Around the third week of November they hold the event. It’s much like a county fair back home with food and rides and music and such. Instead of sheep and cattle, there are elephants. Only elephants. The event culminates though on the final weekend, with an elephant parade and then a pretty over the top display of elephantry.
We flew up Thursday night to spare ourselves the 6 hour drive from Bangkok. The closest airport is Buriram some 80 kms away. We rented a car, but there are plenty of car services that will get you to Surin.
Bright and early on Friday, the town and the area elephants gather near the train station. Floats fashioned out of all the things elephants like to eat are interspersed. There are a couple of marching bands. And of course 200 elephants festooned with paint and crowns and moomoos. The area dignitaries ride on some. This, to me, would be a horrible honor, if anything for the heat. It’s become quite out of fashion to ride an elephant on a chair, but these folks still do it.
And then the pooper scoopers follow along.
At the other end of town, the dignitaries are let off and then the elephants are let loose on a 500+meter long buffet table of elephant food. Spectators gather on one side and hand the elephants food. But the elephants can help themselves to whatever they want.
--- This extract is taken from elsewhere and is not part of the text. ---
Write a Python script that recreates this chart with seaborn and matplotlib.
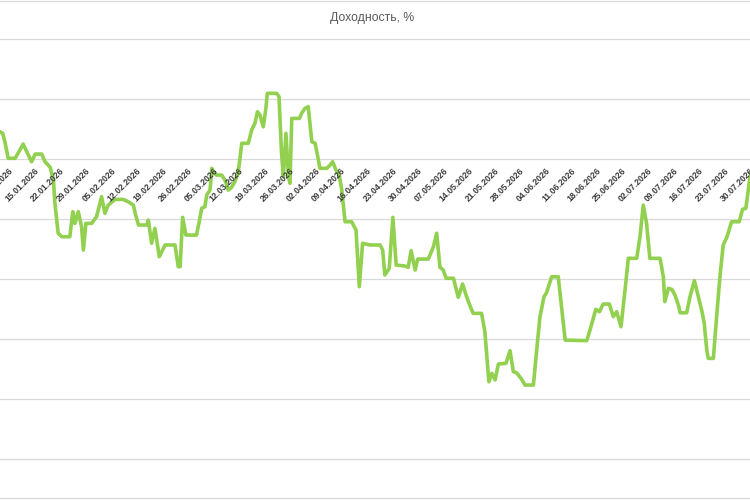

It is a food orgy of gigantic proportions.
The main elephant show takes place on Saturday morning at the National Elephant Stadium. 15 dollars for shaded seats. 10 dollars for unshaded. You want the shaded seats. Here the same elephants march, dance, and stand on their heads. They play soccer, throw darts and paint some pretty amazing pictures. They recreate ancient battles. Thailand always wins against the Burmese. It is everything you’d expect an elephant not to do.
And though the feats are amazing the spectacle is a bit ethically wounding. We wrestled with our feelings all weekend. It feels uncomfortable watching them do a pretty darn good “Funky Chicken” dance. Or score a goal with a soccer ball with their hind legs. It does not feel right for sure.
But, then one realizes that these elephants will live the lifespan of a man and this is the only way thes symbiotic parties can continue. This has been going on for centuries. Neither man nor beast knows any other way. And an elephant eats a lot of food.
Turning them loose in a diminishing land source seems like a certain death and a threat to a species who is certain to encounter conflict and humans with less understanding than their mahouts.
If you go, at least go for the parade. It is an amazing event and allows you to see eye to eye with these magnificent creatures. We stayed at the Slive Hotel which is new and closest to the elephant festival and grounds. It is still a tuk tuk ride to the stadium. Around 40 bucks gets you a room, breakfast and sub-par wifi. Nice rooftop bar area and a cheap mini bar. Two doors down, two old ladies run an open air Sri Chareon eatery They are slow, but tasty. We ate there twice.
Do go to the festival at least one night. There is a lot going on there. Admission is 75 cents for foreigners.
Decide for yourselves on the elephant shows. We got duped into the light and sound show. This is much the same show as the daytime show except darker and louder and generally not enjoyable.
I’m sure some of you, dear readers, may disapprove of the whole idea. Happy to discuss if you can be civil.